== TASK DESCRIPTION ==
Copy out every line exactly, passing over the pictures.

=-=-=-=-=

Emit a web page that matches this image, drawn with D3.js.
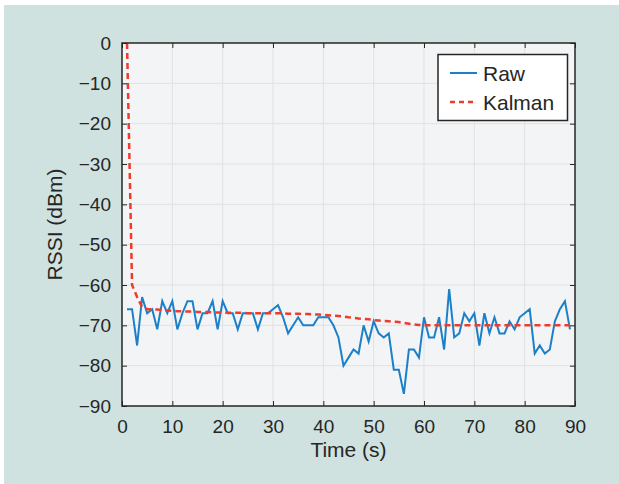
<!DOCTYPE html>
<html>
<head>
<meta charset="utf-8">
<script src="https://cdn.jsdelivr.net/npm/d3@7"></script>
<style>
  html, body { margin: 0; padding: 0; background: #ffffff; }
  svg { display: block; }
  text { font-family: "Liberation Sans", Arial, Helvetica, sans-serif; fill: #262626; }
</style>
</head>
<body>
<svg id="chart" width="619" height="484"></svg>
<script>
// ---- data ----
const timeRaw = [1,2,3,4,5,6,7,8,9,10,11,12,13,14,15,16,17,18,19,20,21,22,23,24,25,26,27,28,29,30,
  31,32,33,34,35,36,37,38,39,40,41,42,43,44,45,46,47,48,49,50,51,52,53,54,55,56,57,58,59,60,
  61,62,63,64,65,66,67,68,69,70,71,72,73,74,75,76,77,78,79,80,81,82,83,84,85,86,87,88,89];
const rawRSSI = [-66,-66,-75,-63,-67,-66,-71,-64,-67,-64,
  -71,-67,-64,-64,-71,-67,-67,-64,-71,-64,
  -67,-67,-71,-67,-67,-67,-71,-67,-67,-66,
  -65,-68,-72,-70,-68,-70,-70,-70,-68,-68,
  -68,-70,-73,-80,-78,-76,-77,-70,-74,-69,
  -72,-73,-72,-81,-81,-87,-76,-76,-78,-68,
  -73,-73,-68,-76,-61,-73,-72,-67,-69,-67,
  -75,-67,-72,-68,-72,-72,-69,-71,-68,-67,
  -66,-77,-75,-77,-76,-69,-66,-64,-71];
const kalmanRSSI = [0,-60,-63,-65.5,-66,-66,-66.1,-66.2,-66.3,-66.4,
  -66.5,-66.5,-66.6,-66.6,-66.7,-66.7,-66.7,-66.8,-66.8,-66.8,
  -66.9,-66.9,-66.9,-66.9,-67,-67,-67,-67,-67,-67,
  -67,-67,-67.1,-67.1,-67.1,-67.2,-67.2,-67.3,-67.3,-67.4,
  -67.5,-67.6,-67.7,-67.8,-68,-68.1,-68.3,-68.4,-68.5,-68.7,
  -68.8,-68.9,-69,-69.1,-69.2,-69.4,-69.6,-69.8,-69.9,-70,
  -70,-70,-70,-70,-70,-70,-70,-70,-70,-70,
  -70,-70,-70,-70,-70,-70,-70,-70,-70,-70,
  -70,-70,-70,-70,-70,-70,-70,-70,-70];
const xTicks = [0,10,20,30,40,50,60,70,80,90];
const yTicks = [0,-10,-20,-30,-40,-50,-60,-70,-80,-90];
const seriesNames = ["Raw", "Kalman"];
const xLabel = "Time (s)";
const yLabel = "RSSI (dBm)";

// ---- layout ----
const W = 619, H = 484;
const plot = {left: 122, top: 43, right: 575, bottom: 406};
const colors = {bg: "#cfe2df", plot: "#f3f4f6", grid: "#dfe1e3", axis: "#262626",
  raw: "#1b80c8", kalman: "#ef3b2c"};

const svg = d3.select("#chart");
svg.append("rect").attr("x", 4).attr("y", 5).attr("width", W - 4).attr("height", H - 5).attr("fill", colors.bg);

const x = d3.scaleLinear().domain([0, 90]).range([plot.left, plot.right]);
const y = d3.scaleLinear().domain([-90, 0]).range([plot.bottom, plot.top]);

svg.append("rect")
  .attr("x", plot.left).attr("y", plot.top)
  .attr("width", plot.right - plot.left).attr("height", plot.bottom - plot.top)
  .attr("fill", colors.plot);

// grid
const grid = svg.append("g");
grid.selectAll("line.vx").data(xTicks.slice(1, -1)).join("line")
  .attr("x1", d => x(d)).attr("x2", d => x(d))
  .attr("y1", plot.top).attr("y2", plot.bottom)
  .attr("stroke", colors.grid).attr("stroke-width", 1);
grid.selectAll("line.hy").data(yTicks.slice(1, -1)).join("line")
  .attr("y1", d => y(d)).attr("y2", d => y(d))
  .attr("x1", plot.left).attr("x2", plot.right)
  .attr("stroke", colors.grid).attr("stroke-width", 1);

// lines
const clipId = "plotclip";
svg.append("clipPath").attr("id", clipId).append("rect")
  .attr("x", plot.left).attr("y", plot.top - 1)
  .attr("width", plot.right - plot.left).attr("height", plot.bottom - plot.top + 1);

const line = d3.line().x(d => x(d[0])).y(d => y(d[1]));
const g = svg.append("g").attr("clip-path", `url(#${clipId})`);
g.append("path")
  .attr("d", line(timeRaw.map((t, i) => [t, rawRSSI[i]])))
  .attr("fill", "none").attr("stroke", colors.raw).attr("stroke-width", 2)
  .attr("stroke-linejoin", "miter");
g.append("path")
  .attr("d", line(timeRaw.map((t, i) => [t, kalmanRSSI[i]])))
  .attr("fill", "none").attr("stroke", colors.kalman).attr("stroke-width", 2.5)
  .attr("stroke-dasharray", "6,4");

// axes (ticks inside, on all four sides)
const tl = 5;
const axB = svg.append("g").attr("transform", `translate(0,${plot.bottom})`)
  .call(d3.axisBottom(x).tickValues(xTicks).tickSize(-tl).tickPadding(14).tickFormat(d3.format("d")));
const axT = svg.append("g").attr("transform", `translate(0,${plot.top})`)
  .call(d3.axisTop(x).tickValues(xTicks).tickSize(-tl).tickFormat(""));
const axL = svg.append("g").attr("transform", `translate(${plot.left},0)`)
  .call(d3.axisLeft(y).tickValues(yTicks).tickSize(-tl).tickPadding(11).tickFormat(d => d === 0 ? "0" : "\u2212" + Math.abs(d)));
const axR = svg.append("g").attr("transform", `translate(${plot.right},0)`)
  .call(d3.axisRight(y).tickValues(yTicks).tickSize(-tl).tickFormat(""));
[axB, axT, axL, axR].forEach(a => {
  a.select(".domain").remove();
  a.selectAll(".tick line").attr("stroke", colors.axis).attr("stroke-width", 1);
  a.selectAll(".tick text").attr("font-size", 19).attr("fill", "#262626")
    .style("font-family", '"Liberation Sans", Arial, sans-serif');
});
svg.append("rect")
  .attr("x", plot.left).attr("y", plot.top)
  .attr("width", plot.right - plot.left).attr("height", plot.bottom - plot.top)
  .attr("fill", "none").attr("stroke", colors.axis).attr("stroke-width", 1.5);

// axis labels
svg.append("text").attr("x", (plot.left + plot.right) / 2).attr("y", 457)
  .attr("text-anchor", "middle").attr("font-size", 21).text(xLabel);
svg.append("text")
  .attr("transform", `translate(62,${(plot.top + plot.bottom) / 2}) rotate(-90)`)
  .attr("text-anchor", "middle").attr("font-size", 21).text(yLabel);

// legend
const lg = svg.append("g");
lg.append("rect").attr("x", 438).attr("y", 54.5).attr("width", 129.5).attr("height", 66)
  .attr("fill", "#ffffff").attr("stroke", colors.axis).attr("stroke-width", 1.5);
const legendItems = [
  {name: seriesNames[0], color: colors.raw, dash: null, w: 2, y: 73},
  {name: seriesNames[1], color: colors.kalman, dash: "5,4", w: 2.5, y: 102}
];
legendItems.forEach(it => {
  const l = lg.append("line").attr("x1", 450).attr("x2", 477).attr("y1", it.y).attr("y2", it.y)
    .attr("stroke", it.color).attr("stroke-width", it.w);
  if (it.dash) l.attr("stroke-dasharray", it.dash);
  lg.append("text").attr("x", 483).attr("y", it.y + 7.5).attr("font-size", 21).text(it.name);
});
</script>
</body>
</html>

=-=-=-=-=

== RESPONSE TO THIS EXERCISE ==
Emit a web page that matches this image, drawn with D3.js.
<!DOCTYPE html>
<html>
<head>
<meta charset="utf-8">
<script src="https://cdn.jsdelivr.net/npm/d3@7"></script>
<style>
  html, body { margin: 0; padding: 0; background: #ffffff; }
  svg { display: block; }
  text { font-family: "Liberation Sans", Arial, Helvetica, sans-serif; fill: #262626; }
</style>
</head>
<body>
<svg id="chart" width="619" height="484"></svg>
<script>
// ---- data ----
const timeRaw = [1,2,3,4,5,6,7,8,9,10,11,12,13,14,15,16,17,18,19,20,21,22,23,24,25,26,27,28,29,30,
  31,32,33,34,35,36,37,38,39,40,41,42,43,44,45,46,47,48,49,50,51,52,53,54,55,56,57,58,59,60,
  61,62,63,64,65,66,67,68,69,70,71,72,73,74,75,76,77,78,79,80,81,82,83,84,85,86,87,88,89];
const rawRSSI = [-66,-66,-75,-63,-67,-66,-71,-64,-67,-64,
  -71,-67,-64,-64,-71,-67,-67,-64,-71,-64,
  -67,-67,-71,-67,-67,-67,-71,-67,-67,-66,
  -65,-68,-72,-70,-68,-70,-70,-70,-68,-68,
  -68,-70,-73,-80,-78,-76,-77,-70,-74,-69,
  -72,-73,-72,-81,-81,-87,-76,-76,-78,-68,
  -73,-73,-68,-76,-61,-73,-72,-67,-69,-67,
  -75,-67,-72,-68,-72,-72,-69,-71,-68,-67,
  -66,-77,-75,-77,-76,-69,-66,-64,-71];
const kalmanRSSI = [0,-60,-63,-65.5,-66,-66,-66.1,-66.2,-66.3,-66.4,
  -66.5,-66.5,-66.6,-66.6,-66.7,-66.7,-66.7,-66.8,-66.8,-66.8,
  -66.9,-66.9,-66.9,-66.9,-67,-67,-67,-67,-67,-67,
  -67,-67,-67.1,-67.1,-67.1,-67.2,-67.2,-67.3,-67.3,-67.4,
  -67.5,-67.6,-67.7,-67.8,-68,-68.1,-68.3,-68.4,-68.5,-68.7,
  -68.8,-68.9,-69,-69.1,-69.2,-69.4,-69.6,-69.8,-69.9,-70,
  -70,-70,-70,-70,-70,-70,-70,-70,-70,-70,
  -70,-70,-70,-70,-70,-70,-70,-70,-70,-70,
  -70,-70,-70,-70,-70,-70,-70,-70,-70];
const xTicks = [0,10,20,30,40,50,60,70,80,90];
const yTicks = [0,-10,-20,-30,-40,-50,-60,-70,-80,-90];
const seriesNames = ["Raw", "Kalman"];
const xLabel = "Time (s)";
const yLabel = "RSSI (dBm)";

// ---- layout ----
const W = 619, H = 484;
const plot = {left: 122, top: 43, right: 575, bottom: 406};
const colors = {bg: "#cfe2df", plot: "#f3f4f6", grid: "#dfe1e3", axis: "#262626",
  raw: "#1b80c8", kalman: "#ef3b2c"};

const svg = d3.select("#chart");
svg.append("rect").attr("x", 4).attr("y", 5).attr("width", W - 4).attr("height", H - 5).attr("fill", colors.bg);

const x = d3.scaleLinear().domain([0, 90]).range([plot.left, plot.right]);
const y = d3.scaleLinear().domain([-90, 0]).range([plot.bottom, plot.top]);

svg.append("rect")
  .attr("x", plot.left).attr("y", plot.top)
  .attr("width", plot.right - plot.left).attr("height", plot.bottom - plot.top)
  .attr("fill", colors.plot);

// grid
const grid = svg.append("g");
grid.selectAll("line.vx").data(xTicks.slice(1, -1)).join("line")
  .attr("x1", d => x(d)).attr("x2", d => x(d))
  .attr("y1", plot.top).attr("y2", plot.bottom)
  .attr("stroke", colors.grid).attr("stroke-width", 1);
grid.selectAll("line.hy").data(yTicks.slice(1, -1)).join("line")
  .attr("y1", d => y(d)).attr("y2", d => y(d))
  .attr("x1", plot.left).attr("x2", plot.right)
  .attr("stroke", colors.grid).attr("stroke-width", 1);

// lines
const clipId = "plotclip";
svg.append("clipPath").attr("id", clipId).append("rect")
  .attr("x", plot.left).attr("y", plot.top - 1)
  .attr("width", plot.right - plot.left).attr("height", plot.bottom - plot.top + 1);

const line = d3.line().x(d => x(d[0])).y(d => y(d[1]));
const g = svg.append("g").attr("clip-path", `url(#${clipId})`);
g.append("path")
  .attr("d", line(timeRaw.map((t, i) => [t, rawRSSI[i]])))
  .attr("fill", "none").attr("stroke", colors.raw).attr("stroke-width", 2)
  .attr("stroke-linejoin", "miter");
g.append("path")
  .attr("d", line(timeRaw.map((t, i) => [t, kalmanRSSI[i]])))
  .attr("fill", "none").attr("stroke", colors.kalman).attr("stroke-width", 2.5)
  .attr("stroke-dasharray", "6,4");

// axes (ticks inside, on all four sides)
const tl = 5;
const axB = svg.append("g").attr("transform", `translate(0,${plot.bottom})`)
  .call(d3.axisBottom(x).tickValues(xTicks).tickSize(-tl).tickPadding(14).tickFormat(d3.format("d")));
const axT = svg.append("g").attr("transform", `translate(0,${plot.top})`)
  .call(d3.axisTop(x).tickValues(xTicks).tickSize(-tl).tickFormat(""));
const axL = svg.append("g").attr("transform", `translate(${plot.left},0)`)
  .call(d3.axisLeft(y).tickValues(yTicks).tickSize(-tl).tickPadding(11).tickFormat(d => d === 0 ? "0" : "\u2212" + Math.abs(d)));
const axR = svg.append("g").attr("transform", `translate(${plot.right},0)`)
  .call(d3.axisRight(y).tickValues(yTicks).tickSize(-tl).tickFormat(""));
[axB, axT, axL, axR].forEach(a => {
  a.select(".domain").remove();
  a.selectAll(".tick line").attr("stroke", colors.axis).attr("stroke-width", 1);
  a.selectAll(".tick text").attr("font-size", 19).attr("fill", "#262626")
    .style("font-family", '"Liberation Sans", Arial, sans-serif');
});
svg.append("rect")
  .attr("x", plot.left).attr("y", plot.top)
  .attr("width", plot.right - plot.left).attr("height", plot.bottom - plot.top)
  .attr("fill", "none").attr("stroke", colors.axis).attr("stroke-width", 1.5);

// axis labels
svg.append("text").attr("x", (plot.left + plot.right) / 2).attr("y", 457)
  .attr("text-anchor", "middle").attr("font-size", 21).text(xLabel);
svg.append("text")
  .attr("transform", `translate(62,${(plot.top + plot.bottom) / 2}) rotate(-90)`)
  .attr("text-anchor", "middle").attr("font-size", 21).text(yLabel);

// legend
const lg = svg.append("g");
lg.append("rect").attr("x", 438).attr("y", 54.5).attr("width", 129.5).attr("height", 66)
  .attr("fill", "#ffffff").attr("stroke", colors.axis).attr("stroke-width", 1.5);
const legendItems = [
  {name: seriesNames[0], color: colors.raw, dash: null, w: 2, y: 73},
  {name: seriesNames[1], color: colors.kalman, dash: "5,4", w: 2.5, y: 102}
];
legendItems.forEach(it => {
  const l = lg.append("line").attr("x1", 450).attr("x2", 477).attr("y1", it.y).attr("y2", it.y)
    .attr("stroke", it.color).attr("stroke-width", it.w);
  if (it.dash) l.attr("stroke-dasharray", it.dash);
  lg.append("text").attr("x", 483).attr("y", it.y + 7.5).attr("font-size", 21).text(it.name);
});
</script>
</body>
</html>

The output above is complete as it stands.